Hybrid presentation by Pierre-Majorique Léger, Member of GReSI, Co-director of Tech3Lab, and Professor, Dept. of Information Technologies, & Sylvain Sénécal, Co-director of Tech3Lab, and Professor, Dept. of Marketing.

La nécessité est la mère de l’invention : Mesurer à distance les réactions psychophysiologiques des utilisateurs en interaction avec une technologie. Comme tous les autres laboratoires d’expérience utilisateur (UX), le Tech3Lab de HEC Montréal a dû suspendre ses activités de recherche en présence de sujets humains au début de la pandémie. Toute l’équipe scientifique et professionnelle du Tech3Lab s’est lancée dans un effort colossal pour transférer en ligne les activités de collecte de données. La nécessité étant mère de l’invention, l’équipe du Tech3lab a développé un nouvel écosystème technologique appelé COBALT, permettant de mesurer précisément et de manière très riche les réactions psychophysiologiques des utilisateurs en interaction avec un artefact numérique et ce, à distance. Dans cette conférence, Pierre-Majorique Léger et Sylvain Sénécal reviennent sur les défis que leur équipe ont relevés durant la pandémie. Ils discuteront également des opportunités de recherche offertes par ce nouvel écosystème méthodologique en présentant des exemples de projets de recherche en cours au Tech3Lab.

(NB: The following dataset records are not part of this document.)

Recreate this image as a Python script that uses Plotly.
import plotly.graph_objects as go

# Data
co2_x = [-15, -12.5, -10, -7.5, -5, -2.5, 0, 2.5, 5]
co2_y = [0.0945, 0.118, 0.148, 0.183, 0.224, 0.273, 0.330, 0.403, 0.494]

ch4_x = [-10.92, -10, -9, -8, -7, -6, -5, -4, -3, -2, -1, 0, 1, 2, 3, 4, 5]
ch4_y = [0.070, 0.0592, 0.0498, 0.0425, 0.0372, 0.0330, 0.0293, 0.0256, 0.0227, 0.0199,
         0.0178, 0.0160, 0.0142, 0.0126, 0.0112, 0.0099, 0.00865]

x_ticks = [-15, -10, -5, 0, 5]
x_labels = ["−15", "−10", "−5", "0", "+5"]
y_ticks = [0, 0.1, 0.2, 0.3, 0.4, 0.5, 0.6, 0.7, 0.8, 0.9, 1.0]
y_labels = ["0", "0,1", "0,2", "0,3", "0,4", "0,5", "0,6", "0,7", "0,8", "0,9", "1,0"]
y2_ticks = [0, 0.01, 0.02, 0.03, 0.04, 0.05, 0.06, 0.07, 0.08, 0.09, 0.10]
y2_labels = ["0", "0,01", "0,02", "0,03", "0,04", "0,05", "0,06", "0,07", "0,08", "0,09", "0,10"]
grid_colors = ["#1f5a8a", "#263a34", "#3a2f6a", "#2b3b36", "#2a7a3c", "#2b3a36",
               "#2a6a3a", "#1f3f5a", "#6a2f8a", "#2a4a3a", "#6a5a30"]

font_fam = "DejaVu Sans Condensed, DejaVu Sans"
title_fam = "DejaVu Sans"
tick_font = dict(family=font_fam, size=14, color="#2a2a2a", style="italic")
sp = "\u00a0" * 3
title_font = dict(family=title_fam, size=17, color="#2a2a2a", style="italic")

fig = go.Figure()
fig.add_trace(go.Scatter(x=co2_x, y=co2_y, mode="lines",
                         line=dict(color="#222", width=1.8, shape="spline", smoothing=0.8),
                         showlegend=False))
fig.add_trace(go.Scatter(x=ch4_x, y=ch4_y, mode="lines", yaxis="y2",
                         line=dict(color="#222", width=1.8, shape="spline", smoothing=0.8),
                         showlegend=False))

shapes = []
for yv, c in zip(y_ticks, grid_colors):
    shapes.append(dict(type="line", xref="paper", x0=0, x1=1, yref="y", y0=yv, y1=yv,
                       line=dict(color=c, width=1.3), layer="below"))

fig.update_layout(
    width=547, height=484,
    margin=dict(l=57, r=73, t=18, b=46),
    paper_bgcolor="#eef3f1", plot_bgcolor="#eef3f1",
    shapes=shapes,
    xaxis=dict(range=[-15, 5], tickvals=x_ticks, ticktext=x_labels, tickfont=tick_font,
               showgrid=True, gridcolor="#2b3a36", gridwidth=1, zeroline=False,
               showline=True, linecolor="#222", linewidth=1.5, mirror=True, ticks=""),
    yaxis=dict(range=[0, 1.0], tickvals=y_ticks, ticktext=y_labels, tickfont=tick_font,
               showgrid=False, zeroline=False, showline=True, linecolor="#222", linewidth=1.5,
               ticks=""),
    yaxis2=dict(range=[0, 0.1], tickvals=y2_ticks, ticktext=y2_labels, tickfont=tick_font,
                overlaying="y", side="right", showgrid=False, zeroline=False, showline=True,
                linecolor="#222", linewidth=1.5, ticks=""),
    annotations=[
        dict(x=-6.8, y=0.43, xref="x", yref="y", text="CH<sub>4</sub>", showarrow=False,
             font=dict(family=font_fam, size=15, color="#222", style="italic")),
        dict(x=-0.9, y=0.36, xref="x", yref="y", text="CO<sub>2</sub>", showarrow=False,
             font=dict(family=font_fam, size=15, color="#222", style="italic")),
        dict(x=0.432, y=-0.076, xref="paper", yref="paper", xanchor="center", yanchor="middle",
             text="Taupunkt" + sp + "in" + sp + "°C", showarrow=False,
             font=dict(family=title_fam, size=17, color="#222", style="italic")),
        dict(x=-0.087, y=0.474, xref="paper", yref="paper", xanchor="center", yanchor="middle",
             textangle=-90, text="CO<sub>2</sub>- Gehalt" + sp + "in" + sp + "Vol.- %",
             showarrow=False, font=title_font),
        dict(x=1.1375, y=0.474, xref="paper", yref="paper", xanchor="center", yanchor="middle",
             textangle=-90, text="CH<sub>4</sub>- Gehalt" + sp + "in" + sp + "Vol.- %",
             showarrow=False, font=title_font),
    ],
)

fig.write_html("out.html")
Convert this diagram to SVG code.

Hybrid presentation by Camille Grange, Member of GReSI and Associate Professor*, & Félix Joly, M.Sc. Student* (*Dept. of Information Technologies). Note : The talk was in French, but slides were in English.

Societal acceptance of mobile contact tracing applications: the moderating effect of construal level.  When used by a majority of people, Contact Tracing Applications (CTAs) can be a most effective way to control the exponential spread of a virus within a population. However, the evidence offered from the deployment of several CTAs across the world during the COVID-19 pandemic indicates that adoption rates have remained low. The present study aims to extend the literature on the societal acceptance of these technologies by building on the lens of Construal Level Theory (CLT). We focus on the moderating role of people’s construal level on the relationship between two key factors: people’s privacy concerns (emerging from the use of CTAs) and their perceived societal utility of using a CTA – and the societal acceptance of these technologies. We are hoping that the results of this research will extend the emerging literature that uses CLT in the context of studying IT adoption in general, and that they will help provide specific recommendations to public health institutions about which design practices can be used to more effectively promote societal, mass acceptance of CTAs.

Hybrid presentation by Stefan Tams, Director of GReSI and Associate Professor, Dept. of Information Technologies

Cognitive Aging and the Struggle of Older Workers with Post-adoptive IT Use (Cet article fait présentement l’objet d’une décision de resoumission pour publication). Older workers use organizational IT in qualitatively different ways than their younger counterparts. In particular, they often focus on a few core features of an IT instead of exploiting the full range of features. This behavior is indicative of the significant reduction in post-adoptive IT use that occurs as the workforce ages. However, since the causes of this reduction remain unclear, managers and systems designers have difficulty addressing the problem of the underuse of technologies by the aging workforce. By means of a serial mediation model, this article argues that the reduction in post-adoptive IT use among older workers is caused by the decline of fluid intelligence that occurs with aging and by the impact of this decline on the ability of users to learn about new features and to adapt to them. To test the model, data were collected from younger and older users of Microsoft Excel. The results supported the model and indicated some important ways that managers and systems designers can help older workers use more features of workplace IT despite the decline in their fluid intelligence.